I don’t know why, but I am a bit surprised, as I think back on the last 30 days, how much time and energy not drinking consumed! But hopefully I will never have another Day 1-30 again. Hopefully, that is it for me! Now I can move on to Days 30-60, 60-90, 90-120, etc.. And hopefully I can do so without obsessing about not drinking so much and turn to my other goals more. As I passed Day 15, and tried to get to Day 30 of not drinking, I went easy on myself on some other goals and that is OK. But I feel like it is time to try to start trying to achieve the balance in my life I am looking for with the five basics – water, food, exercise, sleep, spirituality.  These have been my goals for a while simply put.
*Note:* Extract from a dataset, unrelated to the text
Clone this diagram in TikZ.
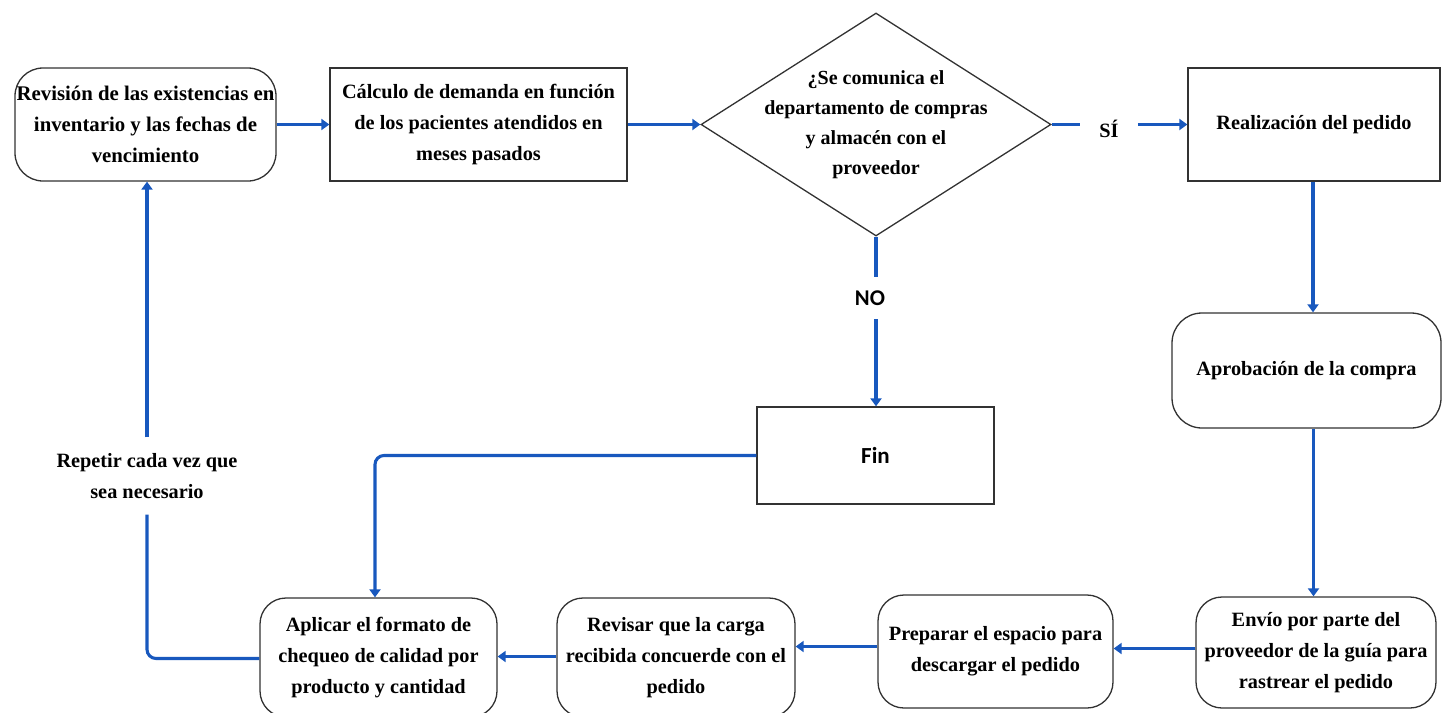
\documentclass[tikz,border=0pt]{standalone}
\usepackage{fontspec}
\usetikzlibrary{arrows.meta,shapes.geometric}
\setmainfont{Liberation Serif}
\newfontfamily\calfont{Carlito}
\definecolor{flowblue}{RGB}{24,88,190}
\definecolor{edge}{RGB}{50,50,50}
\begin{document}
\begin{tikzpicture}[x=1pt,y=-1pt,
  txt/.style={font=\rmfamily\bfseries\fontsize{20.3}{31}\selectfont,align=center,text=black},
  procbox/.style={txt,draw=edge,line width=1.3pt,fill=white,inner sep=0pt},
  roundbox/.style={procbox,rounded corners=28pt},
  flow/.style={draw=flowblue,line width=3.1pt},
  arr/.style={flow,-{Triangle[width=11pt,length=8pt]}},
  lbl/.style={txt,inner sep=0pt}]
\useasboundingbox (0,0) rectangle (1442,712);

% top row
\node[roundbox,minimum width=261pt,minimum height=113pt,
  font=\rmfamily\bfseries\fontsize{20.8}{31}\selectfont] (rev) at (145.5,124.5)
  {Revisión de las existencias en\\inventario y las fechas de\\vencimiento};
\node[procbox,minimum width=297pt,minimum height=113pt] (calc) at (478.5,124.5)
  {Cálculo de demanda en función\\de los pacientes atendidos en\\meses pasados};
\node[draw=edge,line width=1.3pt,diamond,minimum width=350pt,minimum height=223pt,inner sep=0pt] (dec) at (876,124.5) {};
\node[txt,font=\rmfamily\bfseries\fontsize{20}{30}\selectfont] (dectext) at (dec.center) {¿Se comunica el\\departamento de compras\\y almacén con el\\proveedor};
\node[procbox,minimum width=252pt,minimum height=113pt] (ped) at (1314,124.5)
  {Realización del pedido};

% right column
\node[roundbox,rounded corners=30pt,minimum width=269pt,minimum height=115pt] (apr) at (1306.5,370.5)
  {Aprobación de la compra};

% bottom row
\node[roundbox,rounded corners=26pt,minimum width=240pt,minimum height=111pt] (env) at (1316,652.5)
  {Envío por parte del\\proveedor de la guía para\\rastrear el pedido};
\node[roundbox,rounded corners=26pt,minimum width=235pt,minimum height=113pt] (prep) at (995.5,651.5)
  {Preparar el espacio para\\descargar el pedido};
\node[roundbox,rounded corners=26pt,minimum width=238pt,minimum height=119pt] (revi) at (676,657.5)
  {Revisar que la carga\\recibida concuerde con el\\pedido};
\node[roundbox,rounded corners=26pt,minimum width=237pt,minimum height=119pt] (apl) at (378.5,657.5)
  {Aplicar el formato de\\chequeo de calidad por\\producto y cantidad};

% end box
\node[draw=edge,line width=1.3pt,minimum width=237pt,minimum height=97pt,inner sep=0pt,
  font=\calfont\bfseries\fontsize{23}{28}\selectfont] (fin) at (875.5,455.5) {Fin};

% branch labels
\node[lbl,inner xsep=19pt] (si) at (1109,129) {SÍ};
\node[font=\calfont\bfseries\fontsize{22.5}{26}\selectfont,inner sep=0pt,minimum height=42pt] (no) at (870,298) {NO};
\node[lbl,minimum height=77pt] (rep) at (147,476) {Repetir cada vez que\\sea necesario};

% connectors
\draw[arr] (rev.east) -- (calc.west);
\draw[arr] (calc.east) -- (dec.west);
\draw[flow] (dec.east) -- (dec.east -| si.west);
\draw[arr] (dec.east -| si.east) -- (ped.west);
\draw[arr] ([xshift=-1pt]ped.south) -- ([xshift=-1pt]ped.south |- apr.north);
\draw[arr] ([xshift=7pt]apr.south) -- ([xshift=7pt]apr.south |- env.north);
\draw[arr] ([yshift=4pt]env.west) -- ([yshift=4pt]env.west -| prep.east);
\draw[arr] ([yshift=5pt]prep.west) -- ([yshift=5pt]prep.west -| revi.east);
\draw[arr] ([yshift=1pt]revi.west) -- ([yshift=1pt]revi.west -| apl.east);
\draw[flow] (dec.south) -- ([xshift=6pt]no.north);
\draw[arr] ([xshift=6pt]no.south) -- ([xshift=6pt]no.south |- fin.north);
\draw[arr,rounded corners=9pt] (fin.west) -| ([xshift=-3.5pt]apl.north);
\draw[flow,rounded corners=9pt] ([yshift=-1pt]apl.west) -| (rep.south);
\draw[arr] (rep.north) -- (rep.north |- rev.south);
\end{tikzpicture}
\end{document}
And my main goal is to strike a balance among them.

Today, even though my to-do list is very long, I made it to a yoga class this morning. And I am so glad I did! It was an awesome class – 92 degrees (love to sweat!) and not too crowded. All of us participants had plenty of space. It was a great workout with a great wind-down at the end. I felt totally present with myself on the mat. My thoughts would wander a bit and them come back to the mat. The heat made me so flexible. In tree pose, I stretched myself up as high as I could and felt taller than ever (which is a pretty amazing feeling when you’re short like me). In dancer’s pose, I kicked back my leg in my hand and reached to the front of the room and felt so elegant (again amazing as I am so not a dancer). In airplane pose, I felt more balanced than ever in that pose and so so free!!!

Now I am back home and back to reality. I have a million things to do, but I wanted to take the time to write here like I promised myself I would. I know I am hard on myself. I get frustrated with myself. I have high expectations of myself and sometimes I disappoint myself by trying to do way too much. But today, at this moment, I am happy with myself. No matter what happens the rest of the day, I will have this moment and this memory.

Tonight, when I put my head on my pillow, I may have some some regrets, but I will also have these three things I can be proud of myself for today – 30 Days alcohol free, getting myself to yoga, and writing this post to congratulate myself. Namaste.